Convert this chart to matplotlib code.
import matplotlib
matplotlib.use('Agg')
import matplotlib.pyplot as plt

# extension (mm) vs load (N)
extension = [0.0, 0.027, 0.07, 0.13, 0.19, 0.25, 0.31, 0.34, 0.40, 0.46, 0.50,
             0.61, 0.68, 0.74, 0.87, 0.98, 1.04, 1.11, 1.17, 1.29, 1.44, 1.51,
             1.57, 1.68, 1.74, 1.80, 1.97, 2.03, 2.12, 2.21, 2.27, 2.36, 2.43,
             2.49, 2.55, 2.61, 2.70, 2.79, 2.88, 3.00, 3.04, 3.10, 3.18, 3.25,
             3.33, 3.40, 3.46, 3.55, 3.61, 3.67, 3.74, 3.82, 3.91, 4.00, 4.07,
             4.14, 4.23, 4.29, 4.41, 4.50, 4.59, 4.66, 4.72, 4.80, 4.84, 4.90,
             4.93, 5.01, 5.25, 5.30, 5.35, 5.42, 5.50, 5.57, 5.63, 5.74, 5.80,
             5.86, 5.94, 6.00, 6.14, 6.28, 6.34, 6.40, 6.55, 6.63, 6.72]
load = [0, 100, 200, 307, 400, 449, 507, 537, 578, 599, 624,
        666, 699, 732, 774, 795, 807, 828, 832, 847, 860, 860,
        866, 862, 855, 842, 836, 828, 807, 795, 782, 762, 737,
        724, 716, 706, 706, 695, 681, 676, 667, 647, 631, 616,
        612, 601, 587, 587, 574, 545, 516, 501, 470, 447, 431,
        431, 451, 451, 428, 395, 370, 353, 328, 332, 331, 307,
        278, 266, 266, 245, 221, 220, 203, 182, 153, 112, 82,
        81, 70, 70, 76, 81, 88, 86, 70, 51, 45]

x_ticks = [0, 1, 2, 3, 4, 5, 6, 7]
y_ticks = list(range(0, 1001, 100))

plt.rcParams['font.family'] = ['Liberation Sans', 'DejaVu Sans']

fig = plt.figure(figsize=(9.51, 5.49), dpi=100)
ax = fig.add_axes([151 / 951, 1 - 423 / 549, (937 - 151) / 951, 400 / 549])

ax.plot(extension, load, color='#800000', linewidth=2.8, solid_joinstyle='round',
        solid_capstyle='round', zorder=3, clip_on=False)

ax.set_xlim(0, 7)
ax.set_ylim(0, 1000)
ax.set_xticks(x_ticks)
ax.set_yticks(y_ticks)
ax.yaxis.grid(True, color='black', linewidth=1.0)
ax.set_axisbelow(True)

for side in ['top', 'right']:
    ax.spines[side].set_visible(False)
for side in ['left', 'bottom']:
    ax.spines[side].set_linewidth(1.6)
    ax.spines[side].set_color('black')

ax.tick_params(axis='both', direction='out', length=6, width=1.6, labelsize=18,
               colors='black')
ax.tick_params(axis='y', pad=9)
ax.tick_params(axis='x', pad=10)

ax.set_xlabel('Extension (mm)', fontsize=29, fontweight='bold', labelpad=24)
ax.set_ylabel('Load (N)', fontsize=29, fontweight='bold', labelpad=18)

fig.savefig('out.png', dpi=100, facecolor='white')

Short task: In the listing above, reproduce the first line and each one after it through the line that contains "import matplotlib.pyplot as plt".

Solution for this task:
Convert this chart to matplotlib code.
import matplotlib
matplotlib.use('Agg')
import matplotlib.pyplot as plt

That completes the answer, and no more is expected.